Design and Implementation of Data Lakehouse Architecture for Self-Service Analytics

Soon Kien Yuan Soon; Nor Azuana Ramli; Mohd Zaid Waqiyuddin Mohd Zulkifli

doi:10.58915/amci.v15i2.2267

Authors

Soon Kien Yuan Soon Centre for Mathematical Science Universiti Malaysia Pahang Al-Sultan Abdullah, Lebuhraya Persiaran Tun Khalil Yaakob, 26300 Gambang, Pahang, Malaysia.
Nor Azuana Ramli Centre for Mathematical Science, Universiti Malaysia Pahang Al-Sultan Abdullah, Lebuh Persiaran Tun Khalil Yaakob, 26300 Kuantan, Pahang, Malaysia. https://orcid.org/0000-0002-4158-2890
Mohd Zaid Waqiyuddin Mohd Zulkifli Credence, 1 Jalan Damansara, Damansara Kim, 60000 W.P. Kuala Lumpur, Malaysia.

DOI:

https://doi.org/10.58915/amci.v15i2.2267

Keywords:

architecture, data lakehouse, data warehouse, cloud, data management

Abstract

This paper focused on designing data lakehouse architecture for self-service analytics.
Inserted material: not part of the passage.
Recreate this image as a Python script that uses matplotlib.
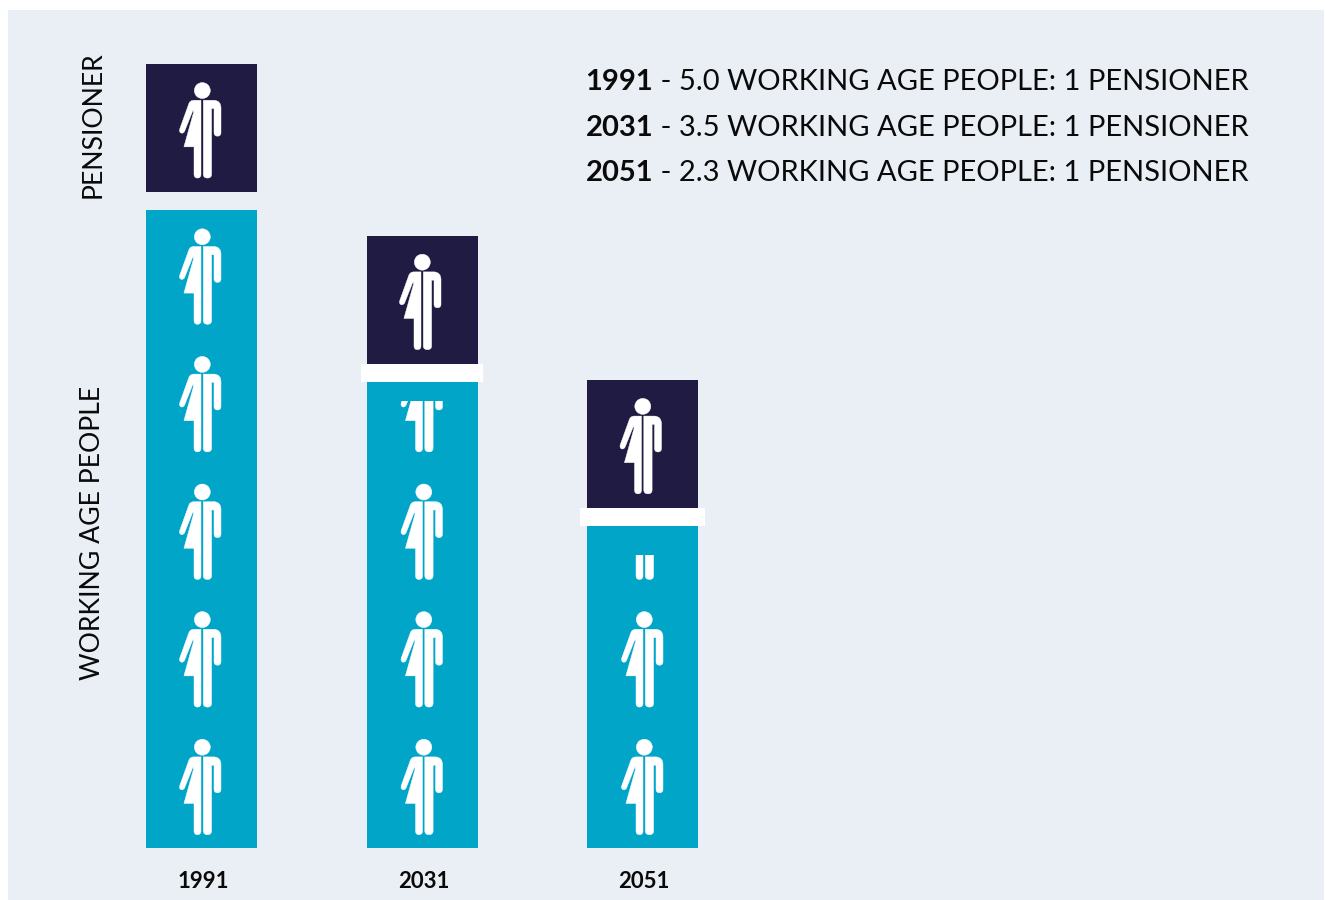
import math
import matplotlib
matplotlib.use('Agg')
import matplotlib.pyplot as plt
from matplotlib.patches import PathPatch, Rectangle
from matplotlib.path import Path
from matplotlib.transforms import Affine2D

plt.rcParams['font.family'] = ['Lato', 'DejaVu Sans']

years = ['1991', '2031', '2051']
working_per_pensioner = [5.0, 3.5, 2.3]
# teal column tops, slightly above the ratio on the later two columns
column_tops = [5.0, 3.655, 2.525]
pensioners = [1, 1, 1]

NAVY = '#1f1b42'
TEAL = '#00a5c8'
PANEL = '#eaeff6'
INK = '#0a0a0a'

# pixels per unit on each axis
PX_X = 220.5
PX_Y = 127.6
BAR_W = 111 / PX_X
GAP = 18 / PX_Y

L, Q = Path.LINETO, Path.CURVE3

# one figure in pixels, origin at the centre of the head, y pointing down
dress_side = [
    (Path.MOVETO, (-1.3, 9.7)), (L, (-8.5, 9.7)),
    (Q, (-12.5, 9.8)), (Q, (-13.6, 13.5)),
    (L, (-22.6, 38.5)),
    (Q, (-23.6, 41.8)), (Q, (-20.8, 42.6)),
    (Q, (-18.6, 43.0)), (Q, (-17.6, 40.5)),
    (L, (-9.2, 19.5)),
    (L, (-8.8, 22.0)),
    (L, (-18.4, 56.3)), (L, (-8.3, 56.3)),
    (L, (-8.3, 83.7)),
    (Q, (-8.3, 87.5)), (Q, (-4.8, 87.5)),
    (Q, (-1.3, 87.5)), (Q, (-1.3, 83.7)),
    (Path.CLOSEPOLY, (-1.3, 9.7)),
]
suit_side = [
    (Path.MOVETO, (1.0, 9.7)), (L, (12.0, 9.7)),
    (Q, (18.7, 10.2)), (Q, (18.7, 17.5)),
    (L, (18.7, 42.0)),
    (Q, (18.7, 45.6)), (Q, (15.2, 45.6)),
    (Q, (11.7, 45.6)), (Q, (11.7, 42.0)),
    (L, (11.7, 18.0)), (L, (9.3, 18.0)),
    (L, (9.3, 83.7)),
    (Q, (9.3, 87.5)), (Q, (5.2, 87.5)),
    (Q, (1.0, 87.5)), (Q, (1.0, 83.7)),
    (Path.CLOSEPOLY, (1.0, 9.7)),
]


def figure_path(x, y):
    parts = [Path.circle((0, 0), 8.0)]
    for outline in (dress_side, suit_side):
        codes = [c for c, _ in outline]
        verts = [v for _, v in outline]
        parts.append(Path(verts, codes))
    icon = Path.make_compound_path(*parts)
    return icon.transformed(Affine2D().scale(1 / PX_X, -1 / PX_Y).translate(x, y))


def draw_figure(ax, x, y, clip_top=None):
    patch = PathPatch(figure_path(x, y), facecolor='white', edgecolor='white', linewidth=0.3, zorder=3)
    ax.add_patch(patch)
    if clip_top is not None:
        clip = Rectangle((x - 0.3, 0), 0.6, clip_top, transform=ax.transData)
        patch.set_clip_path(clip)


fig = plt.figure(figsize=(13.25, 9), dpi=100, facecolor='white')
ax = fig.add_axes([8 / 1325, 0, 1316 / 1325, 890 / 900])
ax.set_facecolor(PANEL)
ax.set_xlim((8 - 201.5) / PX_X, (1324 - 201.5) / PX_X)
ax.set_ylim((848 - 900) / PX_Y, (848 - 10) / PX_Y)
for s in ax.spines.values():
    s.set_visible(False)

xpos = list(range(len(years)))
ax.bar(xpos, column_tops, width=BAR_W, color=TEAL, zorder=2)
ax.bar(xpos, pensioners, width=BAR_W, bottom=[t + GAP for t in column_tops],
       color=NAVY, zorder=2)

# white separators on the projected years
sep_half = {1: 61, 2: 62.5}
for i, half in sep_half.items():
    ax.add_patch(Rectangle((i - half / PX_X, column_tops[i]), 2 * half / PX_X, GAP,
                           facecolor='white', edgecolor='none', zorder=2))

for i, value in enumerate(working_per_pensioner):
    shift = 0.8 if i == 0 else 1.8
    for k in range(math.ceil(value)):
        draw_figure(ax, i + shift / PX_X, k + 0.79, clip_top=value)
    top = column_tops[i] + GAP + pensioners[i]
    draw_figure(ax, i + (0.8 if i == 0 else 0.3) / PX_X, top - 0.205)

ax.set_xticks([])
ax.set_yticks([])
for x, year in zip(xpos, years):
    ax.text(x + 1.5 / PX_X, (848 - 882) / PX_Y, year, ha='center', va='center',
            fontsize=16, fontweight='bold', color=INK)

# vertical category labels
ax.text((93 - 201.5) / PX_X, (848 - 125) / PX_Y, 'PENSIONER', rotation=90, ha='center', va='center',
        fontsize=19.2, color=INK)
ax.text((93 - 201.5) / PX_X, (848 - 533) / PX_Y, 'WORKING AGE PEOPLE', rotation=90, ha='center', va='center',
        fontsize=19.2, color=INK)

# ratio key, top right
for year, value, py in zip(years, working_per_pensioner, [82, 128, 173]):
    t = ax.text((585.5 - 201.5) / PX_X, (848 - py) / PX_Y, year, fontsize=21, fontweight='bold',
                va='center', ha='left', color=INK)
    ax.annotate(f' - {value:.1f} WORKING AGE PEOPLE: 1 PENSIONER', xy=(1, 0.5), xycoords=t,
                va='center', ha='left', fontsize=21, color=INK)

fig.savefig('out.png', dpi=100, facecolor='white')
The objectives include creating a collaborative analytics environment, streamlining the management of multiple extract, transform and load (ETL) processes, adopting cost-effective and non-proprietary architecture, integrating with business intelligence (BI) tools, ensuring high query performance for interactive visualization, enabling data warehousing capabilities, and offering a self-service data discovery and metadata platform. An iterative development methodology that involved requirement gathering and planning, design, implementation, testing, deployment, and maintenance phases was utilized in this research. The logical design comprises six layers: data ingestion, storage, catalog, semantics, processing, and consumption. For physical design, Dremio was used as the core component, while Apache Iceberg was used for data format and query processing. The case study presented in this paper adopted an Integrated Multi-Zone Analytics Framework to handle data tasks and workloads. As this paper concludes, it suggests future enhancements, such as considering the Dremio Enterprise Edition for advanced features, and exploring Databricks and MLflow if expecting extensive machine learning workloads. These enhancements can further improve the architecture and its outcomes.